Abu Dhabi then agreed to send a delegation to Tehran, but with clear conditions for any understanding.
Details
• Flight-tracking reports and regional outlets said an Emirati RoyalJet Boeing 737 BBJ, registered A6-RJF, flew from Abu Dhabi to Tehran’s Mehrabad Airport on June 8.
• Some accounts claimed the flight carried cash or was linked to de-escalation arrangements. The sources reject those claims as unfounded.
• The more important development is the possible shift from indirect messages to a conditional negotiating channel between Abu Dhabi and Tehran.
• The UAE was Iran’s largest source of non-oil imports in the Iranian year ending in March 2025, with imports valued at $21.9 billion.
• In the same period, Iran’s non-oil exports to the UAE stood at $7.2 billion.
• That reflects deep commercial interdependence.
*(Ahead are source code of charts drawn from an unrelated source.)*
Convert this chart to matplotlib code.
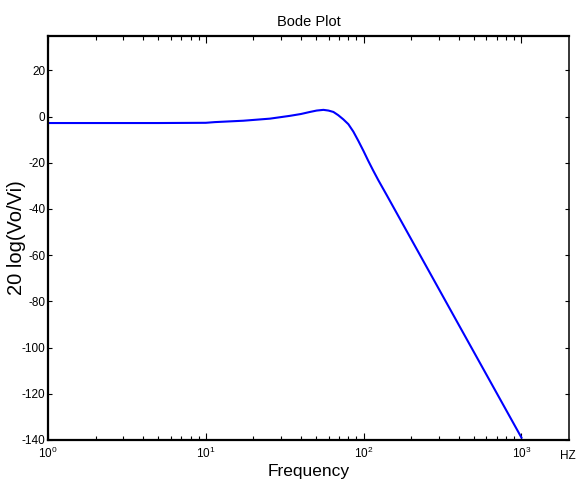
import matplotlib
matplotlib.use("Agg")
import matplotlib.pyplot as plt
from matplotlib.ticker import FixedLocator, FuncFormatter, NullFormatter
import numpy as np

# Magnitude response readings: frequency (Hz) and gain (dB)
freq_hz = [1, 5, 10, 11.4, 17.3, 25.5, 34, 40, 45.7, 50.4, 55.6, 59.8, 64.3,
           69, 74.3, 80, 86, 92.5, 99.6, 107, 115, 124, 140, 374, 1000]
gain_db = [-2.8, -2.8, -2.7, -2.4, -1.8, -0.9, 0.3, 1.1, 2.0, 2.6, 2.9, 2.6, 2.0,
           0.6, -1.2, -3.3, -6.5, -10.5, -14.8, -19.2, -23.4, -27.6, -34.0, -86.5, -139.0]

x_decades = [0, 1, 2, 3]
y_ticks = [-140, -120, -100, -80, -60, -40, -20, 0, 20]

narrow = ["Liberation Sans Narrow", "Liberation Sans", "DejaVu Sans"]
plt.rcParams["font.family"] = narrow
plt.rcParams["axes.unicode_minus"] = False

fig = plt.figure(figsize=(5.77, 4.91), dpi=100)
ax = fig.add_axes([48 / 577, 1 - 440 / 491, (569 - 48) / 577, (440 - 35.7) / 491])

ax.semilogx(freq_hz, gain_db, color="#0000ff", lw=1.5, solid_joinstyle="round")

ax.set_xlim(1, 2000)
ax.set_ylim(-140, 35)

major_x = [10.0 ** d for d in x_decades]
minor_x = [m * 10.0 ** d for d in x_decades for m in range(2, 10) if m * 10.0 ** d < 2000]
ax.xaxis.set_major_locator(FixedLocator(major_x))
ax.xaxis.set_minor_locator(FixedLocator(minor_x))
ax.xaxis.set_major_formatter(FuncFormatter(
    lambda v, p: r"$\mathdefault{10^{%d}}$" % round(np.log10(v))))
ax.xaxis.set_minor_formatter(NullFormatter())
ax.yaxis.set_major_locator(FixedLocator(y_ticks))

ax.tick_params(axis="both", which="both", direction="in", top=True, right=True,
               width=0.8, colors="black", labelsize=8.5)
ax.tick_params(axis="x", which="major", length=5, pad=4)
ax.tick_params(axis="x", which="minor", length=3)
ax.tick_params(axis="y", which="major", length=3, pad=2)

for side in ["left", "bottom", "top"]:
    ax.spines[side].set_linewidth(1.6)
ax.spines["right"].set_linewidth(1.1)

ax.set_title("Bode Plot", fontsize=10.5, pad=7)
ax.set_xlabel("Frequency", fontsize=12.5, labelpad=2)

# y label placed by hand so it stays inside the left margin
fig.text(17 / 577, 1 - 238 / 491, "20 log(Vo/Vi)", fontsize=14.5, rotation=90,
         ha="center", va="center", family=["Liberation Sans", "DejaVu Sans"])

fig.text(576 / 577, 1 - 456 / 491, "HZ", fontsize=8.5, ha="right", va="center")

fig.savefig("out.png", dpi=100, facecolor="white")
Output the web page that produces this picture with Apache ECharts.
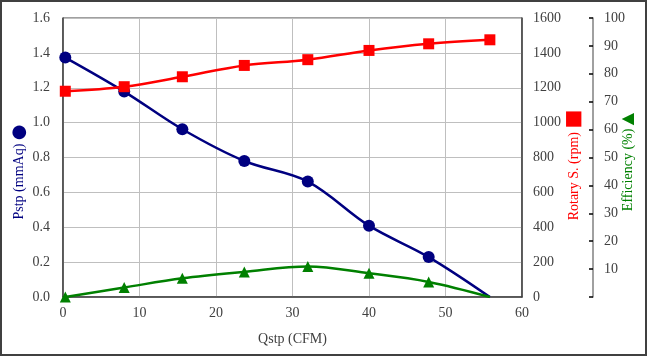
<!DOCTYPE html>
<html>
<head>
<meta charset="utf-8">
<script src="https://cdn.jsdelivr.net/npm/echarts@6/dist/echarts.min.js"></script>
<style>
html,body{margin:0;padding:0;background:#fff;}
#c{width:647px;height:356px;}
</style>
</head>
<body>
<div id="c"></div>
<script>
// Data
const qstp = [0.3, 8.0, 15.6, 23.7, 32.0, 40.0, 47.8, 55.8];
const pstp = [1.373, 1.178, 0.962, 0.780, 0.662, 0.409, 0.229, 0.0];
const rpm = [1180, 1206, 1263, 1328, 1361, 1414, 1452, 1475];
const eff = [0.0, 3.4, 6.7, 9.0, 10.9, 8.5, 5.4, 0.0];
const hiddenMarker = [false, false, false, false, false, false, false, true];
const xTicks = [0, 10, 20, 30, 40, 50, 60];

const FONT = '"Liberation Serif", "DejaVu Serif", serif';
const LBL = { color: '#404040', fontFamily: FONT, fontSize: 14 };

function pts(ys, hideFlags) {
  return qstp.map((x, i) => {
    const d = { value: [x, ys[i]] };
    if (hideFlags && hideFlags[i]) d.symbol = 'none';
    return d;
  });
}

const chart = echarts.init(document.getElementById('c'), null, { renderer: 'canvas' });
chart.setOption({
  animation: false,
  backgroundColor: '#fff',
  graphic: [{
    type: 'rect', shape: { x: 1, y: 1, width: 645, height: 354 },
    style: { fill: 'none', stroke: '#404040', lineWidth: 2 }, silent: true
  }],
  grid: { left: 63, right: 125, top: 18, bottom: 59, containLabel: false, outerBoundsMode: 'none',
    show: true, borderColor: '#404040', borderWidth: 1 },
  xAxis: {
    type: 'value', min: xTicks[0], max: xTicks[xTicks.length - 1], interval: 10,
    name: 'Qstp (CFM)', nameLocation: 'middle', nameGap: 35, nameMoveOverlap: false,
    nameTextStyle: { color: '#404040', fontFamily: FONT, fontSize: 14 },
    axisLine: { lineStyle: { color: '#404040', width: 1.5 } },
    axisTick: { show: false },
    axisLabel: Object.assign({ margin: 9, formatter: v => String(v) }, LBL),
    splitLine: { show: true, lineStyle: { color: '#bfbfbf', width: 1 } }
  },
  yAxis: [{
    type: 'value', min: 0, max: 1.6, interval: 0.2, position: 'left',
    name: 'Pstp (mmAq) {c|●}', nameLocation: 'middle', nameGap: 35, nameRotate: 90, nameMoveOverlap: false,
    nameTextStyle: { color: '#000080', fontFamily: FONT, fontSize: 14, padding: [0, 29, 0, 0],
      rich: { c: { color: '#000080', fontSize: 18, fontFamily: 'DejaVu Sans' } } },
    axisLine: { show: true, lineStyle: { color: '#404040', width: 1.5 } },
    axisTick: { show: false },
    axisLabel: Object.assign({ margin: 13, formatter: v => v.toFixed(1) }, LBL),
    splitLine: { show: true, lineStyle: { color: '#bfbfbf', width: 1 } }
  }, {
    type: 'value', min: 0, max: 1600, interval: 200, position: 'right',
    name: 'Rotary S. (rpm) {s|■}', nameLocation: 'middle', nameGap: 42, nameRotate: 90, nameMoveOverlap: false,
    nameTextStyle: { color: '#ff0000', fontFamily: FONT, fontSize: 14, padding: [0, 15, 0, 0],
      rich: { s: { color: '#ff0000', fontSize: 20, fontFamily: 'DejaVu Sans' } } },
    axisLine: { show: true, lineStyle: { color: '#404040', width: 1.5 } },
    axisTick: { show: false },
    axisLabel: Object.assign({ margin: 11, formatter: v => String(v) }, LBL),
    splitLine: { show: false }
  }, {
    type: 'value', min: 0, max: 100, interval: 10, position: 'right', offset: 71,
    name: 'Efficiency (%) {t|▲}', nameLocation: 'middle', nameGap: 27, nameRotate: 90, nameMoveOverlap: false,
    nameTextStyle: { color: '#008000', fontFamily: FONT, fontSize: 14, padding: [0, 9, 0, 0],
      rich: { t: { color: '#008000', fontSize: 16, fontFamily: 'DejaVu Sans' } } },
    axisLine: { show: true, lineStyle: { color: '#808080', width: 1.5 } },
    axisTick: { show: true, inside: true, length: 4, lineStyle: { color: '#000', width: 1.5 } },
    axisLabel: Object.assign({ margin: 11, formatter: v => v === 0 ? '' : String(v) }, LBL),
    splitLine: { show: false }
  }],
  series: [{
    name: 'Pstp', type: 'line', yAxisIndex: 0, smooth: 0.35,
    data: pts(pstp, hiddenMarker),
    symbol: 'circle', symbolSize: 12,
    lineStyle: { color: '#000080', width: 2.5 }, itemStyle: { color: '#000080' }
  }, {
    name: 'Rotary S.', type: 'line', yAxisIndex: 1, smooth: 0.35,
    data: pts(rpm, null),
    symbol: 'rect', symbolSize: 11,
    lineStyle: { color: '#ff0000', width: 2.5 }, itemStyle: { color: '#ff0000' }
  }, {
    name: 'Efficiency', type: 'line', yAxisIndex: 2, smooth: 0.35,
    data: pts(eff, hiddenMarker),
    symbol: 'triangle', symbolSize: 11,
    lineStyle: { color: '#008000', width: 2.5 }, itemStyle: { color: '#008000' }
  }]
});
</script>
</body>
</html>
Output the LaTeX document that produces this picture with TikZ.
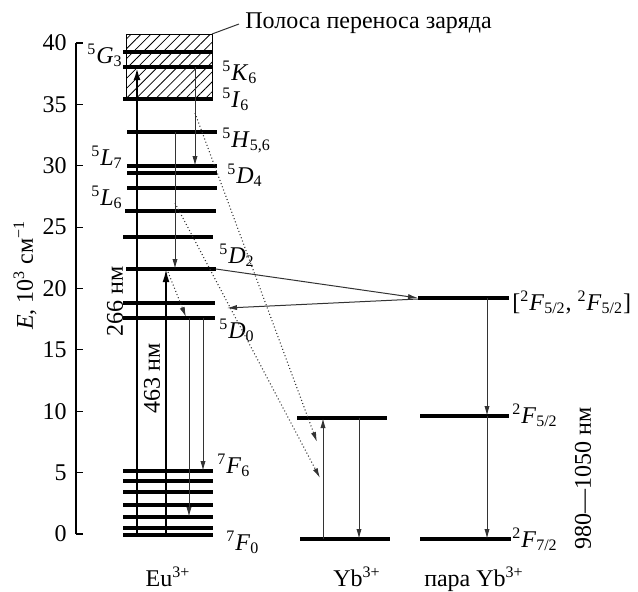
\documentclass[tikz,border=0pt]{standalone}
\usepackage{fontspec}
\setmainfont{Liberation Serif}
\usetikzlibrary{arrows.meta,patterns.meta}
\newcommand\lvl[3]{\textsuperscript{#1}\textit{#2}\textsubscript{#3}}
\begin{document}
\begin{tikzpicture}[x=0.5pt,y=-0.5pt,
  font=\fontsize{12}{14}\selectfont,
  level/.style={line width=1.6pt},
  thinline/.style={line width=0.5pt, draw=black!80},
  arr/.style={-{Latex[length=5pt,width=2.6pt]}},
  bigarr/.style={-{Latex[length=6.5pt,width=3.4pt]}},
  dots/.style={line width=0.55pt, draw=black!80, dash pattern=on 0.5pt off 1.2pt},
  lab/.style={inner sep=0pt}]
\useasboundingbox (0,0) rectangle (638,591);

% axis
\draw[line width=0.6pt] (76,534) -- (76,43);
\foreach \v [evaluate=\v as \yy using 534-61.375*\v, evaluate=\v as \lb using int(5*\v)] in {0,...,8}{
  \draw[line width=0.6pt] (76,\yy) -- (83,\yy);
  \node[lab, anchor=east] (t\v) at (67,\yy) {\lb};
}
\node[lab, rotate=90] (ylab) at (25,275) {\textit{E}, 10\textsuperscript{3} см\textsuperscript{−1}};

% charge transfer band
\draw[line width=0.5pt, pattern={Lines[angle=45,distance=3.5pt,line width=0.4pt]}] (126,34) rectangle (212,99);
\coordinate (bandc) at (212,34);
\node[lab, anchor=base west] (band) at (245,28) {Полоса переноса заряда};
\draw[thinline] (bandc) -- (239,24);

% Eu levels
\foreach \ya/\xa/\xb in {52/123/213, 67/123/213, 99/123/213, 132/127/217, 166/127/217, 173/127/217, 188/127/217, 211/125/216, 237/123/213, 269/126/216, 303/123/215, 318/123/215, 471/123/213, 481/123/213, 492/123/213, 505/123/213, 517/123/213, 528/123/213, 535/123/213}
  \draw[level] (\xa,\ya) -- (\xb,\ya);

% Yb levels
\draw[level] (297,418) -- (387,418);
\draw[level] (300,539) -- (390,539);
% pair levels
\draw[level] (418,298) -- (509,298);
\draw[level] (420,416) -- (509,416);
\draw[level] (420,539) -- (511,539);

% level labels
\node[lab, anchor=base east] (G3) at (123,63) {\lvl{5}{G}{3}};
\node[lab, anchor=base west] (K6) at (222,80) {\lvl{5}{K}{6}};
\node[lab, anchor=base west] (I6) at (222,107) {\lvl{5}{I}{6}};
\node[lab, anchor=base west] (H56) at (222,147) {\lvl{5}{H}{5,6}};
\node[lab, anchor=base east] (L7) at (123,165) {\lvl{5}{L}{7}};
\node[lab, anchor=base west] (D4) at (227,183) {\lvl{5}{D}{4}};
\node[lab, anchor=base east] (L6) at (123,205) {\lvl{5}{L}{6}};
\node[lab, anchor=base west] (D2) at (219,263) {\lvl{5}{D}{2}};
\node[lab, anchor=base west] (D0) at (219,338) {\lvl{5}{D}{0}};
\node[lab, anchor=base west] (F6) at (217,473) {\lvl{7}{F}{6}};
\node[lab, anchor=base west] (F0) at (226,550) {\lvl{7}{F}{0}};
\node[lab, anchor=base west] (P52) at (512,423) {\lvl{2}{F}{5/2}};
\node[lab, anchor=base west] (P72) at (512,547) {\lvl{2}{F}{7/2}};
\node[lab, anchor=base west] (Pair) at (512,310) {[\lvl{2}{F}{5/2}, \lvl{2}{F}{5/2}]};
\node[lab, anchor=base] (Eu) at (168,586) {Eu\textsuperscript{3+}};
\node[lab, anchor=base] (Yb) at (357,586) {Yb\textsuperscript{3+}};
\node[lab, anchor=base] (YbP) at (474,586) {пара Yb\textsuperscript{3+}};
\node[lab, rotate=90] (w266) at (115,301) {266 нм};
\node[lab, rotate=90] (w463) at (152,378) {463 нм};
\node[lab, rotate=90] (w980) at (583,478) {980—1050 нм};

% coordinates
\coordinate (F0a) at (137,535); \coordinate (K6a) at (137,67);
\coordinate (F0b) at (166,535); \coordinate (D2b) at (166,269);
\coordinate (H56c) at (175,132); \coordinate (D2c) at (175,269);
\coordinate (K6d) at (195,67); \coordinate (D4d) at (195,166);
\coordinate (D0e) at (189,318); \coordinate (F2e) at (189,517);
\coordinate (D0f) at (203,318); \coordinate (F6f) at (203,471);
\coordinate (D2g) at (168,272); \coordinate (D0g) at (186,317);
\coordinate (I6h) at (195,113); \coordinate (Ybh) at (317,442);
\coordinate (Lci) at (175,203); \coordinate (Ybi) at (320,478);
\coordinate (D2r) at (216,269); \coordinate (Pl) at (418,298);
\coordinate (Pl2) at (418,299); \coordinate (D0r) at (227,308);
\coordinate (Pv) at (487,298); \coordinate (Pv52) at (487,416); \coordinate (Pv72) at (487,539);
\coordinate (Y72u) at (323,539); \coordinate (Y52u) at (323,418);
\coordinate (Y52d) at (359,418); \coordinate (Y72d) at (359,539);

% transitions
\draw[line width=1.2pt, bigarr] (F0a) -- (K6a);
\draw[line width=0.9pt, bigarr] (F0b) -- (D2b);
\draw[thinline, arr] (H56c) -- (D2c);
\draw[thinline, arr] (K6d) -- (D4d);
\draw[thinline, arr] (D0e) -- (F2e);
\draw[thinline, arr] (D0f) -- (F6f);
\draw[dots, arr] (D2g) -- (D0g);
\draw[dots, arr] (I6h) -- (Ybh);
\draw[dots, arr] (Lci) -- (Ybi);
\draw[thinline, arr] (D2r) -- (Pl);
\draw[thinline, arr] (Pl2) -- (D0r);
\draw[thinline, arr] (Pv) -- (Pv52);
\draw[thinline, arr] (Pv52) -- (Pv72);
\draw[thinline, arr] (Y72u) -- (Y52u);
\draw[thinline, arr] (Y52d) -- (Y72d);
\end{tikzpicture}
\end{document}
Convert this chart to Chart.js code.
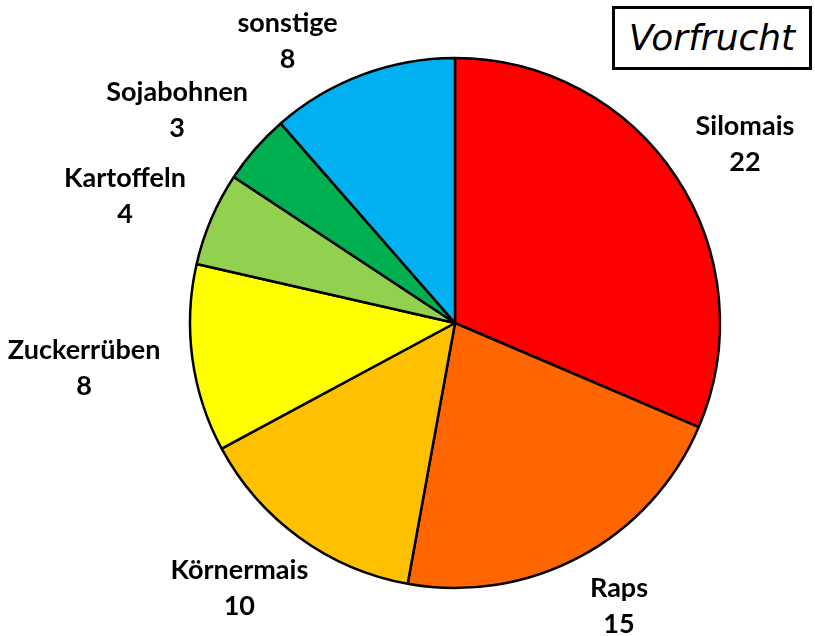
<!DOCTYPE html>
<html>
<head>
<meta charset="utf-8">
<script src="https://cdn.jsdelivr.net/npm/chart.js@4"></script>
<style>
  html, body { margin: 0; padding: 0; background: #fff; }
  #wrap { position: relative; width: 815px; height: 636px; }
  #titelBox {
    position: absolute; left: 612px; top: 6px; width: 194px; height: 58px;
    border: 3px solid #000; background: #fff;
    font-family: "DejaVu Sans", sans-serif; font-style: italic; font-size: 36px;
    line-height: 58px; text-align: center; color: #000;
  }
</style>
</head>
<body>
<div id="wrap">
  <canvas id="vorfruchtChart" width="815" height="636"></canvas>
  <div id="titelBox">Vorfrucht</div>
</div>
<script>
// Daten: Vorfrucht (Anzahl Flächen)
const kategorien = ["Silomais", "Raps", "Körnermais", "Zuckerrüben", "Kartoffeln", "Sojabohnen", "sonstige"];
const anzahl = [22, 15, 10, 8, 4, 3, 8];
const farben = ["#FF0000", "#FF6600", "#FFC000", "#FFFF00", "#92D050", "#00B050", "#00B0F0"];

// Beschriftungen außen am Kreis zeichnen (Name + Wert, fett)
const labelPlugin = {
    id: "aussenLabels",
    afterDatasetsDraw(chart) {
        const ctx = chart.ctx;
        const meta = chart.getDatasetMeta(0);
        const lineHeight = 36;
        const gap = 33;
        const h = 56;
        ctx.save();
        ctx.font = "bold 27px Lato, sans-serif";
        ctx.fillStyle = "#000";
        ctx.textAlign = "center";
        ctx.textBaseline = "alphabetic";
        meta.data.forEach((arc, i) => {
            const p = arc.getProps(["x", "y", "startAngle", "endAngle", "outerRadius"], true);
            const mid = (p.startAngle + p.endAngle) / 2;
            const cos = Math.cos(mid), sin = Math.sin(mid);
            const zeile1 = kategorien[i];
            const zeile2 = String(anzahl[i]);
            const w = Math.max(ctx.measureText(zeile1).width, ctx.measureText(zeile2).width);
            const ax = p.x + cos * (p.outerRadius + gap);
            const ay = p.y + sin * (p.outerRadius + gap);
            let cx = ax + cos * w / 2;
            let cy = ay + sin * h / 2;
            // am Rand anstoßen: entlang des Kreises verschieben
            const minCy = 12 + h / 2, maxCy = chart.height - 59 + h / 2;
            if (cy < minCy || cy > maxCy) {
                const d = Math.hypot(cx - p.x, cy - p.y);
                const neuCy = Math.min(Math.max(cy, minCy), maxCy);
                const dy = neuCy - p.y;
                cx = p.x + Math.sign(cx - p.x) * Math.sqrt(Math.max(d * d - dy * dy, 0));
                cy = neuCy;
            }
            const top = cy - h / 2;
            ctx.fillText(zeile1, cx, top + 20);
            ctx.fillText(zeile2, cx, top + 20 + lineHeight);
        });
        ctx.restore();
    }
};

new Chart(document.getElementById("vorfruchtChart").getContext("2d"), {
    type: "pie",
    data: {
        labels: kategorien,
        datasets: [{
            data: anzahl,
            backgroundColor: farben,
            borderColor: "#000",
            borderWidth: 2.5,
            radius: 265
        }]
    },
    options: {
        responsive: false,
        animation: false,
        layout: { padding: { left: 95, right: 0, top: 10, bottom: 0 } },
        plugins: {
            legend: { display: false },
            tooltip: { enabled: false }
        }
    },
    plugins: [labelPlugin]
});
</script>
</body>
</html>
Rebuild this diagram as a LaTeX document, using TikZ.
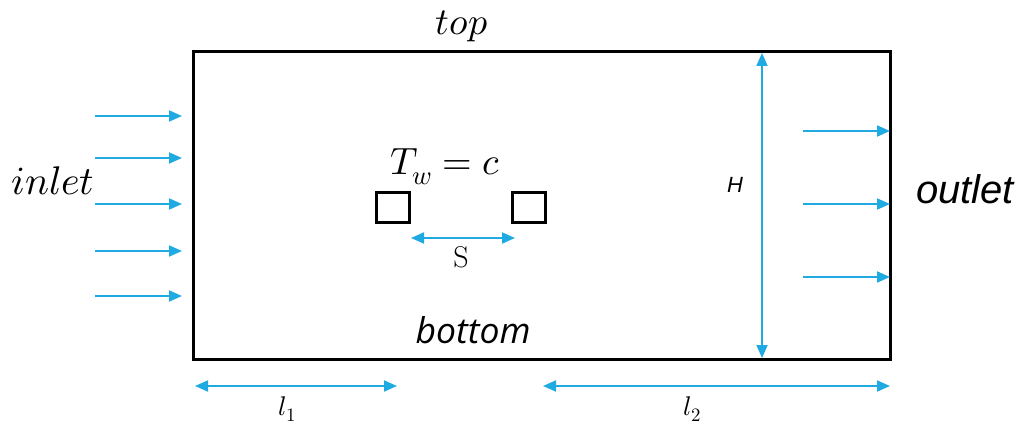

It also shows how much Iran relies on the Emirati route.
• According to the sources, Abu Dhabi did not go to Tehran to offer concessions. It went to lay out conditions.
• The first condition: full and unconditional access through the Strait of Hormuz, backed by firm guarantees that it will not be used again as a pressure card.
• The second: verifiable commitments that Iran will not use ballistic missiles, drones, proxies or maritime threats against the UAE or its interests.
• The third: accountability and compensation for attacks on Emirati territory and infrastructure.
• Abu Dhabi’s position is that any understanding without enforcement and oversight is not an agreement. It is only a verbal pause that can collapse at the first crisis.
• In the background, the UAE has strengthened its defenses and built more credible layers of deterrence.
• That has allowed Abu Dhabi to enter any dialogue from a position of strength, not as a state seeking protection.
• Regional accounts have also referred to “unknown aircraft” responding to Iranian attacks by striking sensitive targets. Those claims remain unconfirmed publicly and should be treated cautiously.
What to watch
The key question is whether the Tehran flight becomes the start of a regular negotiating channel or remains a one-off test under Iranian pressure.
The main indicator will be the Strait of Hormuz.
If Iranian threats against Emirati interests ease and more stable passage arrangements emerge, it would suggest the message landed.
If Tehran returns to missiles, drones, proxies or maritime pressure, Abu Dhabi is likely to manage the confrontation through deterrence, not mediation.